Politics wasn’t the only news last week. These three science stories could have big impacts in their fields.
New research has come from a multi-university team led by Canada’s Simon Fraser University focusing on an ancient burial site in the Yinxu region of China. The site has been found to contain the remains of apparent victims of human sacrifice.
Although areas like this one are not uncommon, the Yinxu site is different because new research has shown that victims were first kept as slaves before being sacrificed. Of particular note were some of the bodies found buried in the Shang Dynasty Royal Cemetery, which have shown evidence that they were not typical human sacrifice victims.
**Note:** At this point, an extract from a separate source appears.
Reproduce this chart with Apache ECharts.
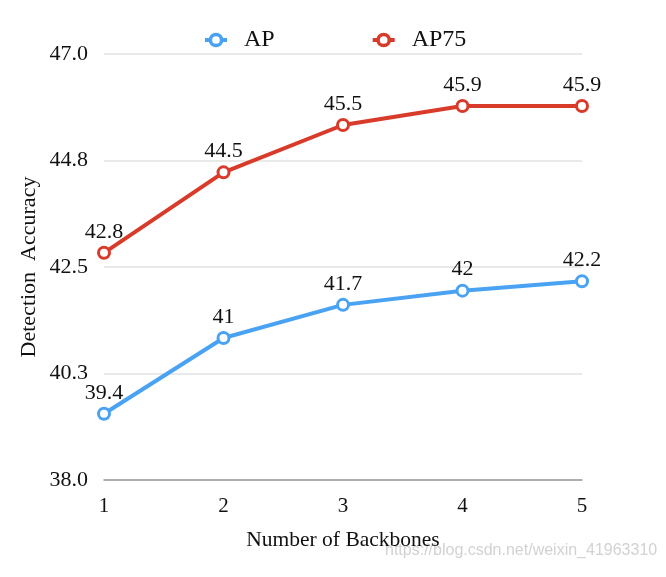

Researchers conducted isotopic analysis on the bones of a small group of victims in order to determine what made them different from the rest. The analysis showed that this particular group did not come from directly within the region. The victims were brought in from the outside and remained alive long enough for the local climate and food to have an impact on their bones. The change is something that would have taken years, not days or weeks.
Whether they were prisoners of war or specifically selected for human sacrifice, the researchers believe that this is a sound basis to conclude that the victims were kept as laborers — why else would their captors bother to feed them for so long?
A new drug has been created by a multi-institutional team that can supposedly give the user a natural tan without the harmful effects of UV radiation.
Instead of relying on artificial chemicals, this pill will use the human body’s own natural chemical reactions to work. It focuses on the protective processes which cause skin to naturally darken under the sun.
In a lab, researchers used the drug on human skin samples and found that it did indeed cause skin to darken by encouraging the overproduction of the pigment melanin. The researchers are hoping that ultimately the drug can be used to help protect against skin damage and malignant cancers.
The drug focuses on protein in the melanin production chain using what are called SIK inhibitors. Once the protein is affected, the skin will begin to gradually darken. When treatment is stopped, the darkness will eventually fade, just as a normal tan might. Although the drug seems to work, the researchers urge cautionary measures be taken due to the risk of cancers that might develop while the protein is being suppressed.
Although the findings were published in June, the research will continue in order to study the potentially harmful effects of the pill and see whether or not it will be safe for mass production and distribution.
A paper was published early last week by astronomy professor Antonio Paris of St. Petersburg College, FL, stating that he may have found an explanation for the Wow! Signal.
The Wow! Signal was an unexplained radio signal that originated from space almost 40 years ago in 1977. Scientists at the time were baffled, and since then there have been no viable explanations for the origin of the signal, or how it was transmitted to earth’s radios. The blip of data was short, a mere 72 seconds, and the signal gets its name from the researcher who wrote “Wow!” next to the incoming data.
Now, forty years later, Paris believes he may have an explanation for the mysterious transmission. Paris claims that the signal matches up with the trajectory of a comet that was unknown at the time as it was passing by Earth. According to Paris, certain comets are capable of emitting radio waves under the right conditions, and that the Wow! Signal may have been just that.
Although more research must be done, most other scientists are skeptical of this theory, doubting his scientific rigor and believing that a comet would not be able to produce waves powerful enough to reach earth.